- [TASK TO CARRY OUT]
Skip all pictures, then print the remaining material exactly.

- [Data entries]
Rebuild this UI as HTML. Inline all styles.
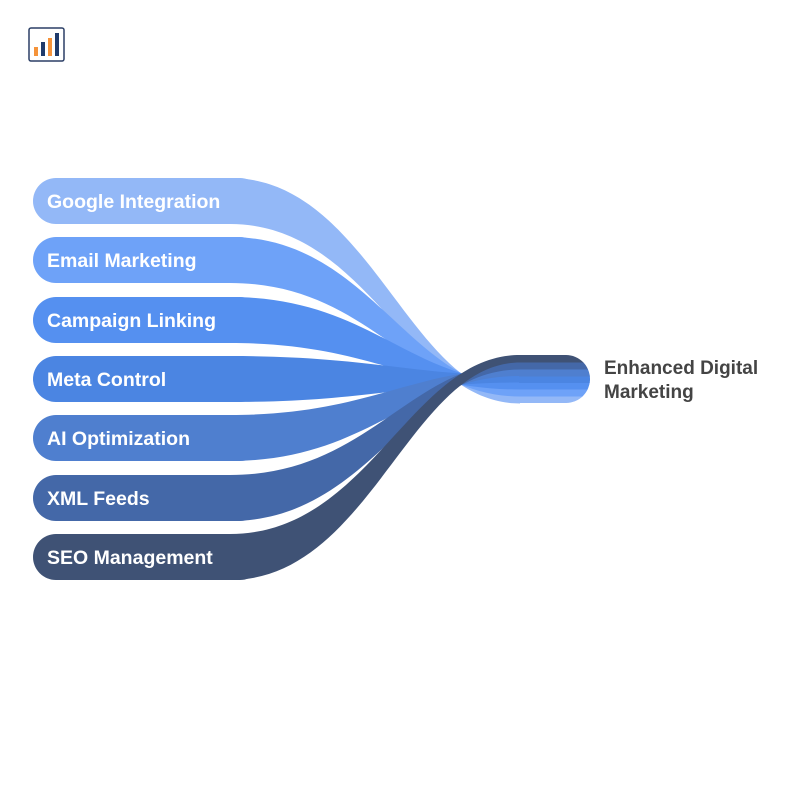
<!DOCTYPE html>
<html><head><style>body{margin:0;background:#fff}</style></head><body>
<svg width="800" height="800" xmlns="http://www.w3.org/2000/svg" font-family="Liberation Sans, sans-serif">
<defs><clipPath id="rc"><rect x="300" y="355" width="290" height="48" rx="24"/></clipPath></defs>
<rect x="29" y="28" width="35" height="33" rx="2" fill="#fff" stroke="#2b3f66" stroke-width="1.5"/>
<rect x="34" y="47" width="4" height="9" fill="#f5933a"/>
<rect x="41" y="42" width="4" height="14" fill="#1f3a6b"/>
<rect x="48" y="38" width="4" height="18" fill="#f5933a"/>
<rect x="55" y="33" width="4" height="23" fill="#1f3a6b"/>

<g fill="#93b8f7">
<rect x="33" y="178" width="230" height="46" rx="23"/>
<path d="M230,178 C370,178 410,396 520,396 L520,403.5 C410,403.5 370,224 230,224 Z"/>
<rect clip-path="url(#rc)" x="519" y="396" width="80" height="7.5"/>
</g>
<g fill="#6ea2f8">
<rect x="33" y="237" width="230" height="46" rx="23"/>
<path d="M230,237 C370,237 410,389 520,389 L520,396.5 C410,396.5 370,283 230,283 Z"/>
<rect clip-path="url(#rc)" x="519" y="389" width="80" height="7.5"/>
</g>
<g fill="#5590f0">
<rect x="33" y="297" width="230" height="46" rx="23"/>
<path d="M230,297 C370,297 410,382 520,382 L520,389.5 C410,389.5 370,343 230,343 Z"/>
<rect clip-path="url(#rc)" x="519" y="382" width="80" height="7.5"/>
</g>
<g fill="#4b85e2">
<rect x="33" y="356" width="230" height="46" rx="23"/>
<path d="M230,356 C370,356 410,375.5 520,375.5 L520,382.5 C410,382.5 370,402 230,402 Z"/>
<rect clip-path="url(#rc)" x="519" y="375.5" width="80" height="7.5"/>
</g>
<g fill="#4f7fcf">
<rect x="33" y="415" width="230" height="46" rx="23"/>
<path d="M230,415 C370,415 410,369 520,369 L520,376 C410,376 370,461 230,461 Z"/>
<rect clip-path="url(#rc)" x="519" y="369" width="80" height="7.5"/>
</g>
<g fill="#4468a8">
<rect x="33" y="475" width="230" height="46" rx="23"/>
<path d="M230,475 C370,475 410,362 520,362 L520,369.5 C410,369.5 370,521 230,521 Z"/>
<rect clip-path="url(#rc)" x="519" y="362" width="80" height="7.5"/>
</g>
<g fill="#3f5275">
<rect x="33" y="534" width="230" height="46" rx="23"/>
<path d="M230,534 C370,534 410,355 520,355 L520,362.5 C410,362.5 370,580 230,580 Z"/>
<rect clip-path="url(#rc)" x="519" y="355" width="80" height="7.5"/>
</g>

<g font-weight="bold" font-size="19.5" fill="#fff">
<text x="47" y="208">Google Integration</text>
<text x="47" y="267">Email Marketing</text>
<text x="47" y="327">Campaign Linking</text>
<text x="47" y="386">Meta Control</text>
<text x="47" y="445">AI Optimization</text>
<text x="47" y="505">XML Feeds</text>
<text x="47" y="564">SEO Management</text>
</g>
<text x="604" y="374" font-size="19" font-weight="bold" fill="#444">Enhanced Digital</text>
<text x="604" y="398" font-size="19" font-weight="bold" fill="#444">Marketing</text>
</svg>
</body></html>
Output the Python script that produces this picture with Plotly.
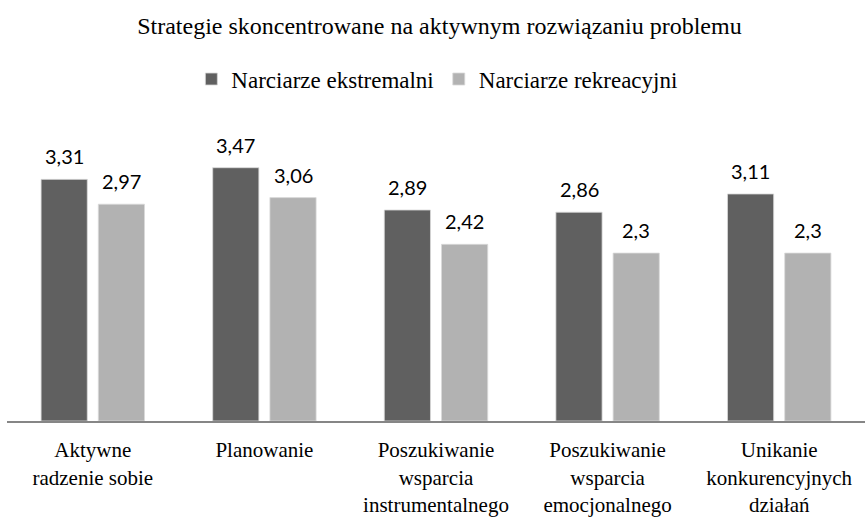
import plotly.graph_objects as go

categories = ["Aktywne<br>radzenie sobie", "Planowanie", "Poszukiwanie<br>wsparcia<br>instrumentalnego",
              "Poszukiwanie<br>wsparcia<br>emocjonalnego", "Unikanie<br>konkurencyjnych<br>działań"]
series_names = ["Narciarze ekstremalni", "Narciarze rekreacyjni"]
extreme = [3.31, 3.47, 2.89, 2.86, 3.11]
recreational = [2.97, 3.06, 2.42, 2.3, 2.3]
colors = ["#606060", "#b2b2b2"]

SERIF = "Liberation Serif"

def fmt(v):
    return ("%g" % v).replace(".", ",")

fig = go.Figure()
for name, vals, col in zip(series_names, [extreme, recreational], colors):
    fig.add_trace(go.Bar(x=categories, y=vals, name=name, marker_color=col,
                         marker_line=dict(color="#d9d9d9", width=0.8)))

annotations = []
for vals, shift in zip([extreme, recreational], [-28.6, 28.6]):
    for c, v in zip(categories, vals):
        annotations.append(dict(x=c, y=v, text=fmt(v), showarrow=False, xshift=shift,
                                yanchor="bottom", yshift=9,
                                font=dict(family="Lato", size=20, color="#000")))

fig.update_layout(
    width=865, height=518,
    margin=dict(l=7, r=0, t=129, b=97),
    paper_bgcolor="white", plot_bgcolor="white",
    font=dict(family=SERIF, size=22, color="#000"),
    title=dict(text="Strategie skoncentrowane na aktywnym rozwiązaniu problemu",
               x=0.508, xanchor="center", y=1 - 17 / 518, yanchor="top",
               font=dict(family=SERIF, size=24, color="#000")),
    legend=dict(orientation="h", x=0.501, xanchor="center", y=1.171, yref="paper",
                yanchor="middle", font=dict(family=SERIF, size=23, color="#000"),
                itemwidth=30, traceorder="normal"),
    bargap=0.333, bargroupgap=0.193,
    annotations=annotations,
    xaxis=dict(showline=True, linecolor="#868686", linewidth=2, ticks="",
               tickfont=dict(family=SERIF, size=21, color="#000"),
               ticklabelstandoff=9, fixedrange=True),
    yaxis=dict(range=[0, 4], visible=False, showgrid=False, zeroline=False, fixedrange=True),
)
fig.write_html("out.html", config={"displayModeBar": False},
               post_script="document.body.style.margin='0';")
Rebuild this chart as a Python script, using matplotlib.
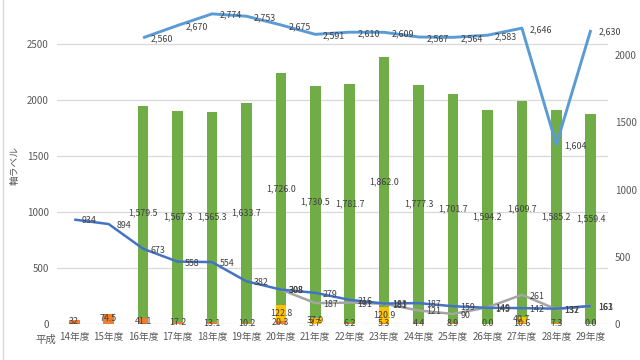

- [EXERCISE RESULT]
Rebuild this UI as HTML. Inline all styles.
<!DOCTYPE html>
<html><head><style>body{margin:0;background:#fff}</style></head><body>
<svg width="800" height="800" xmlns="http://www.w3.org/2000/svg" font-family="Liberation Sans, sans-serif">
<defs><clipPath id="rc"><rect x="300" y="355" width="290" height="48" rx="24"/></clipPath></defs>
<rect x="29" y="28" width="35" height="33" rx="2" fill="#fff" stroke="#2b3f66" stroke-width="1.5"/>
<rect x="34" y="47" width="4" height="9" fill="#f5933a"/>
<rect x="41" y="42" width="4" height="14" fill="#1f3a6b"/>
<rect x="48" y="38" width="4" height="18" fill="#f5933a"/>
<rect x="55" y="33" width="4" height="23" fill="#1f3a6b"/>

<g fill="#93b8f7">
<rect x="33" y="178" width="230" height="46" rx="23"/>
<path d="M230,178 C370,178 410,396 520,396 L520,403.5 C410,403.5 370,224 230,224 Z"/>
<rect clip-path="url(#rc)" x="519" y="396" width="80" height="7.5"/>
</g>
<g fill="#6ea2f8">
<rect x="33" y="237" width="230" height="46" rx="23"/>
<path d="M230,237 C370,237 410,389 520,389 L520,396.5 C410,396.5 370,283 230,283 Z"/>
<rect clip-path="url(#rc)" x="519" y="389" width="80" height="7.5"/>
</g>
<g fill="#5590f0">
<rect x="33" y="297" width="230" height="46" rx="23"/>
<path d="M230,297 C370,297 410,382 520,382 L520,389.5 C410,389.5 370,343 230,343 Z"/>
<rect clip-path="url(#rc)" x="519" y="382" width="80" height="7.5"/>
</g>
<g fill="#4b85e2">
<rect x="33" y="356" width="230" height="46" rx="23"/>
<path d="M230,356 C370,356 410,375.5 520,375.5 L520,382.5 C410,382.5 370,402 230,402 Z"/>
<rect clip-path="url(#rc)" x="519" y="375.5" width="80" height="7.5"/>
</g>
<g fill="#4f7fcf">
<rect x="33" y="415" width="230" height="46" rx="23"/>
<path d="M230,415 C370,415 410,369 520,369 L520,376 C410,376 370,461 230,461 Z"/>
<rect clip-path="url(#rc)" x="519" y="369" width="80" height="7.5"/>
</g>
<g fill="#4468a8">
<rect x="33" y="475" width="230" height="46" rx="23"/>
<path d="M230,475 C370,475 410,362 520,362 L520,369.5 C410,369.5 370,521 230,521 Z"/>
<rect clip-path="url(#rc)" x="519" y="362" width="80" height="7.5"/>
</g>
<g fill="#3f5275">
<rect x="33" y="534" width="230" height="46" rx="23"/>
<path d="M230,534 C370,534 410,355 520,355 L520,362.5 C410,362.5 370,580 230,580 Z"/>
<rect clip-path="url(#rc)" x="519" y="355" width="80" height="7.5"/>
</g>

<g font-weight="bold" font-size="19.5" fill="#fff">
<text x="47" y="208">Google Integration</text>
<text x="47" y="267">Email Marketing</text>
<text x="47" y="327">Campaign Linking</text>
<text x="47" y="386">Meta Control</text>
<text x="47" y="445">AI Optimization</text>
<text x="47" y="505">XML Feeds</text>
<text x="47" y="564">SEO Management</text>
</g>
<text x="604" y="374" font-size="19" font-weight="bold" fill="#444">Enhanced Digital</text>
<text x="604" y="398" font-size="19" font-weight="bold" fill="#444">Marketing</text>
</svg>
</body></html>
Output the Python script that produces this picture with Plotly.
import plotly.graph_objects as go

categories = ["Aktywne<br>radzenie sobie", "Planowanie", "Poszukiwanie<br>wsparcia<br>instrumentalnego",
              "Poszukiwanie<br>wsparcia<br>emocjonalnego", "Unikanie<br>konkurencyjnych<br>działań"]
series_names = ["Narciarze ekstremalni", "Narciarze rekreacyjni"]
extreme = [3.31, 3.47, 2.89, 2.86, 3.11]
recreational = [2.97, 3.06, 2.42, 2.3, 2.3]
colors = ["#606060", "#b2b2b2"]

SERIF = "Liberation Serif"

def fmt(v):
    return ("%g" % v).replace(".", ",")

fig = go.Figure()
for name, vals, col in zip(series_names, [extreme, recreational], colors):
    fig.add_trace(go.Bar(x=categories, y=vals, name=name, marker_color=col,
                         marker_line=dict(color="#d9d9d9", width=0.8)))

annotations = []
for vals, shift in zip([extreme, recreational], [-28.6, 28.6]):
    for c, v in zip(categories, vals):
        annotations.append(dict(x=c, y=v, text=fmt(v), showarrow=False, xshift=shift,
                                yanchor="bottom", yshift=9,
                                font=dict(family="Lato", size=20, color="#000")))

fig.update_layout(
    width=865, height=518,
    margin=dict(l=7, r=0, t=129, b=97),
    paper_bgcolor="white", plot_bgcolor="white",
    font=dict(family=SERIF, size=22, color="#000"),
    title=dict(text="Strategie skoncentrowane na aktywnym rozwiązaniu problemu",
               x=0.508, xanchor="center", y=1 - 17 / 518, yanchor="top",
               font=dict(family=SERIF, size=24, color="#000")),
    legend=dict(orientation="h", x=0.501, xanchor="center", y=1.171, yref="paper",
                yanchor="middle", font=dict(family=SERIF, size=23, color="#000"),
                itemwidth=30, traceorder="normal"),
    bargap=0.333, bargroupgap=0.193,
    annotations=annotations,
    xaxis=dict(showline=True, linecolor="#868686", linewidth=2, ticks="",
               tickfont=dict(family=SERIF, size=21, color="#000"),
               ticklabelstandoff=9, fixedrange=True),
    yaxis=dict(range=[0, 4], visible=False, showgrid=False, zeroline=False, fixedrange=True),
)
fig.write_html("out.html", config={"displayModeBar": False},
               post_script="document.body.style.margin='0';")
Rebuild this chart as a Python script, using matplotlib.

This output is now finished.